While most of Kodiak's production is in crude oil, they still produce some natural gas. With a couple natural gas export facilities to go online in 2015 and 2016, Henry Hub prices should go up, further benefiting KOG going forward. Most expected nat gas prices to average $2.50 in 2012, but it is currently trading at $3.09, which is good news for KOG. The heat wave going across America, which is causing a drought, is also providing upwards pressure on natural gas prices because more electricity will be needed to power the AC systems to cool down those households.
On the Motley Fool's CAPS, the community gives it 4 out of 5 stars, with 744 giving it an outperform and 37 giving it an underperform.
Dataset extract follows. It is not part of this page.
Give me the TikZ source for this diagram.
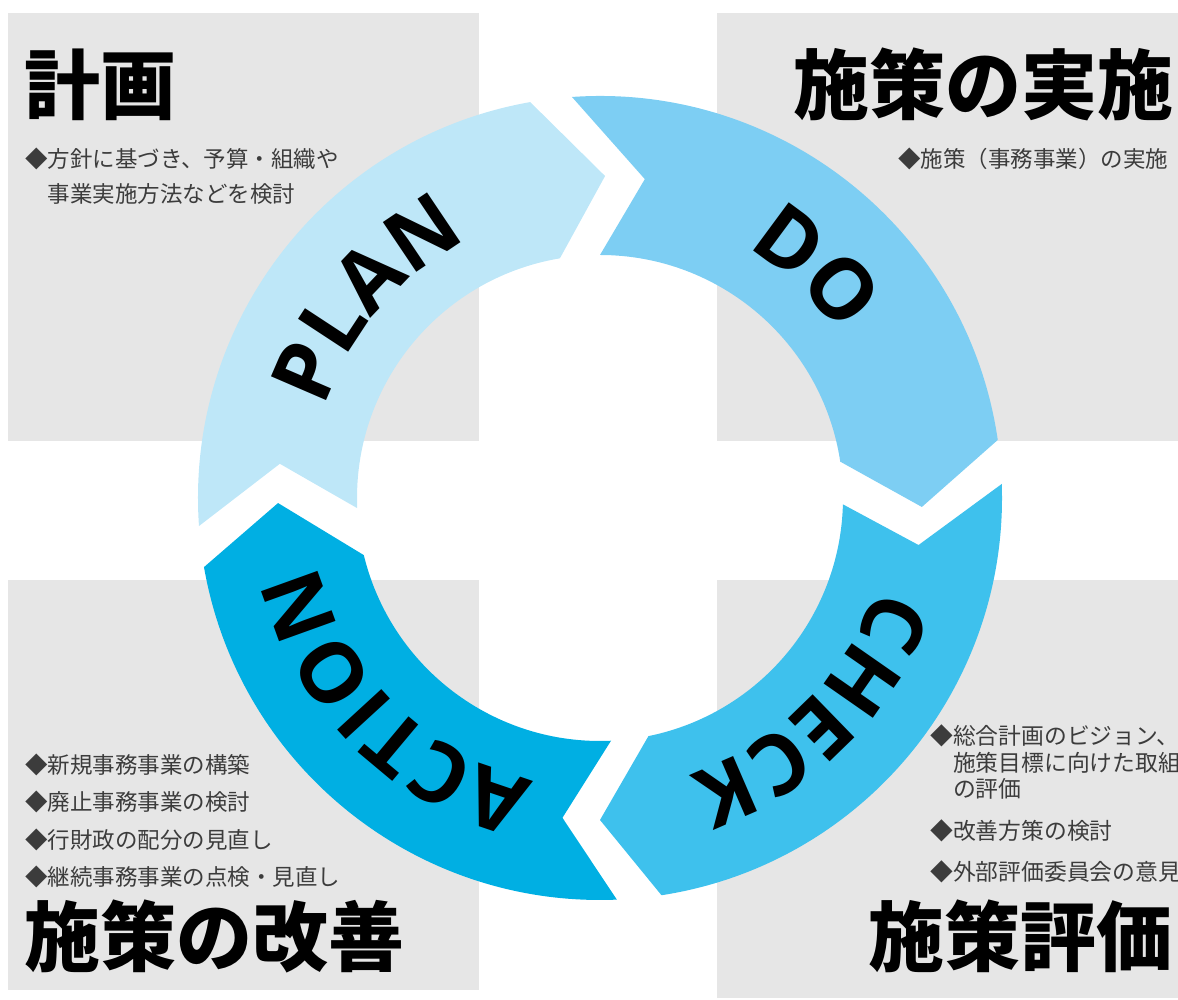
\documentclass[tikz,border=0pt]{standalone}
\usepackage{fontspec}
\newfontfamily\jpfont{Noto Sans CJK JP}
\newfontfamily\ringfont{Open Sans}
\usetikzlibrary{decorations.text}

\definecolor{boxgray}{RGB}{230,230,230}
\definecolor{memogray}{RGB}{60,60,60}
\definecolor{plancol}{RGB}{190,231,248}
\definecolor{docol}{RGB}{125,206,243}
\definecolor{checkcol}{RGB}{62,193,237}
\definecolor{actioncol}{RGB}{0,175,227}

\begin{document}
\begin{tikzpicture}[x=1pt,y=1pt,
  title/.style={inner sep=0pt,anchor=base west,font=\jpfont\bfseries\fontsize{76}{76}\selectfont},
  memo/.style={inner sep=0pt,anchor=base west,align=left,text=memogray,font=\jpfont\fontsize{22.5}{35}\selectfont},
  ringword/.style={decorate,decoration={text along path,text align=center,text={|\ringfont\bfseries\fontsize{84}{84}\selectfont|#1}}}]
\useasboundingbox (0,0) rectangle (1178,1000);
\clip (0,0) rectangle (1178,1000);

% gray boxes
\fill[boxgray] (8,559) rectangle (479,987);
\fill[boxgray] (717,559) rectangle (1190,987);
\fill[boxgray] (8,10) rectangle (479,420);
\fill[boxgray] (717,2) rectangle (1190,420);

% ring of arrows
\begin{scope}[shift={(600,502)}]
\fill[plancol] (184:402) arc[start angle=184,end angle=100,radius=402] -- (89.1:322)
  -- (99.5:243) arc[start angle=99.5,end angle=182.4,radius=243] -- (173.9:322) -- cycle;
\fill[docol] (94:402) arc[start angle=94,end angle=8.3,radius=402] -- (-1.6:322)
  -- (8.6:243) arc[start angle=8.6,end angle=90,radius=243] -- (82:322) -- cycle;
\fill[checkcol] (2:402) arc[start angle=2,end angle=-81.2,radius=402] -- (-90:322)
  -- (-78.5:243) arc[start angle=-78.5,end angle=-1.5,radius=243] -- (-8.4:322) -- cycle;
\fill[actioncol] (-87.6:402) arc[start angle=-87.6,end angle=-170.1,radius=402] -- (-179.1:322)
  -- (-166.4:243) arc[start angle=-166.4,end angle=-87.4,radius=243] -- (-96.7:322) -- cycle;

\path[ringword=PLAN] (180:290) arc[start angle=180,end angle=99,radius=290];
\path[ringword=DO] (87:290) arc[start angle=87,end angle=7,radius=290];
\path[ringword=CHECK] (-5:290) arc[start angle=-5,end angle=-85,radius=290];
\path[ringword=ACTION] (265:290) arc[start angle=265,end angle=185,radius=290];
\end{scope}

% plan
\node[title] (plantitle) at (24,886) {計画};
\node[memo] (planmemo) at (25,797) {◆方針に基づき、予算・組織や\\\phantom{◆}事業実施方法などを検討};

% do
\node[title] (dotitle) at (793,886) {施策の実施};
\node[memo] (domemo) at (898,832) {◆施策（事務事業）の実施};

% check
\node[memo,font=\jpfont\fontsize{22.8}{26.5}\selectfont] (checkmemo) at (930,119)
  {◆総合計画のビジョン、\\\phantom{◆}施策目標に向けた取組\\\phantom{◆}の評価\\[15pt]◆改善方策の検討\\[15pt]◆外部評価委員会の意見};
\node[title] (checktitle) at (868,34) {施策評価};

% action
\node[memo,font=\jpfont\fontsize{22.5}{37.5}\selectfont] (actionmemo) at (25,114)
  {◆新規事務事業の構築\\◆廃止事務事業の検討\\◆行財政の配分の見直し\\◆継続事務事業の点検・見直し};
\node[title] (actiontitle) at (24,34) {施策の改善};
\end{tikzpicture}
\end{document}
As far as Wall Street goes, they give it an outperform rating. This company could be bought out in the future, but I would not buy into it for that reason.
Another metric pointing towards KOG being cheap is that KOG is trading at 3.3 book value, compared to the 5.45 industry average. KOG continues to keep on drilling, and it is planning on completing 14 more wells in the third quarter. As a result, I'm bullish on KOG.